EXERCISE DETAILS:
Set down, exactly as written, the lines from the top of the data to the line that holds "second_errs = [1.5, 3.0, 1.5]", and omit the pictures.

-- begin SOURCE EXCERPT --

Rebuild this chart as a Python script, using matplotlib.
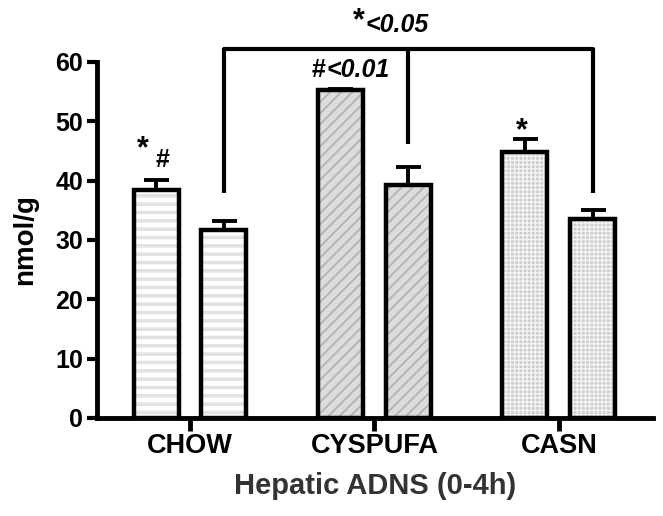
import matplotlib.pyplot as plt
import numpy as np

plt.rcParams['font.family'] = ['Liberation Sans', 'DejaVu Sans']
plt.rcParams['font.weight'] = 'bold'

groups = ['CHOW', 'CYSPUFA', 'CASN']
first_vals = [38.4, 55.2, 44.9]
first_errs = [1.7, 0.3, 2.1]
second_vals = [31.7, 39.3, 33.6]
second_errs = [1.5, 3.0, 1.5]

# fill style per group: face, hatch, hatch colour, hatch width
faces = ['white', '#dcdcdc', '#cdcdcd']
hatches = ['--', '///', '++++']
hatch_cols = ['#e2e2e2', '#b2b2b2', '#f4f4f4']
hatch_lw = [2.6, 1.3, 1.0]

fig = plt.figure(figsize=(6.63, 5.16), dpi=100)
ax = fig.add_axes([0.1463, 0.19, 0.8386, 0.690])

x = np.arange(len(groups))
w = 0.244
off = 0.184
lw = 3.2

for i in range(len(groups)):
    plt.rcParams['hatch.linewidth'] = hatch_lw[i]
    for xx, v, e in [(x[i] - off, first_vals[i], first_errs[i]),
                     (x[i] + off, second_vals[i], second_errs[i])]:
        ax.bar(xx, v, w, color=faces[i], edgecolor=hatch_cols[i], hatch=hatches[i], linewidth=0, zorder=2)
        ax.bar(xx, v, w, fill=False, edgecolor='black', linewidth=lw, zorder=3)
        ax.errorbar(xx, v, yerr=[[0], [e]], fmt='none', ecolor='black', elinewidth=2.8,
                    capsize=9, capthick=2.8, zorder=4)

ax.set_xlim(-0.504, 2.51)
ax.set_ylim(0, 60)
ax.set_yticks([0, 10, 20, 30, 40, 50, 60])
ax.set_xticks(x)
ax.set_xticklabels(groups, fontsize=19.5, fontweight='bold')
ax.tick_params(axis='y', labelsize=18, width=3, length=7, pad=3)
ax.tick_params(axis='x', width=3.5, length=9, pad=2)
for s in ['top', 'right']:
    ax.spines[s].set_visible(False)
for s in ['left', 'bottom']:
    ax.spines[s].set_linewidth(3.5)

ax.set_ylabel('nmol/g', fontsize=20, fontweight='bold', labelpad=12)
ax.set_xlabel('Hepatic ADNS (0-4h)', fontsize=21, fontweight='bold', color='#333333', labelpad=9)

# significance bracket
xl = x[0] + off
xm = x[1] + off
xr = x[2] + off
top = 62.1
kw = dict(color='black', linewidth=3, clip_on=False, solid_capstyle='butt')
ax.plot([xl, xl, xr, xr], [37.9, top, top, 37.9], **kw)
ax.plot([xm, xm], [top, 46.2], **kw)

ax.text(0.949, 66.9, '*', fontsize=22, fontweight='bold', ha='right', va='center')
ax.text(0.949, 66.3, '<0.05', fontsize=18, fontweight='bold', style='italic', ha='left', va='center')
ax.text(0.661, 58.7, '#', fontsize=18, fontweight='bold', ha='left', va='center')
ax.text(1.084, 58.7, '<0.01', fontsize=18, fontweight='bold', style='italic', ha='right', va='center')
ax.text(-0.255, 45.2, '*', fontsize=22, fontweight='bold', ha='center', va='center')
ax.text(-0.146, 43.5, '#', fontsize=18, fontweight='bold', ha='center', va='center')
ax.text(1.8, 48.4, '*', fontsize=22, fontweight='bold', ha='center', va='center')

fig.savefig('out.png', dpi=100)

-- end SOURCE EXCERPT --

EXERCISE SOLUTION:
Rebuild this chart as a Python script, using matplotlib.
import matplotlib.pyplot as plt
import numpy as np

plt.rcParams['font.family'] = ['Liberation Sans', 'DejaVu Sans']
plt.rcParams['font.weight'] = 'bold'

groups = ['CHOW', 'CYSPUFA', 'CASN']
first_vals = [38.4, 55.2, 44.9]
first_errs = [1.7, 0.3, 2.1]
second_vals = [31.7, 39.3, 33.6]
second_errs = [1.5, 3.0, 1.5]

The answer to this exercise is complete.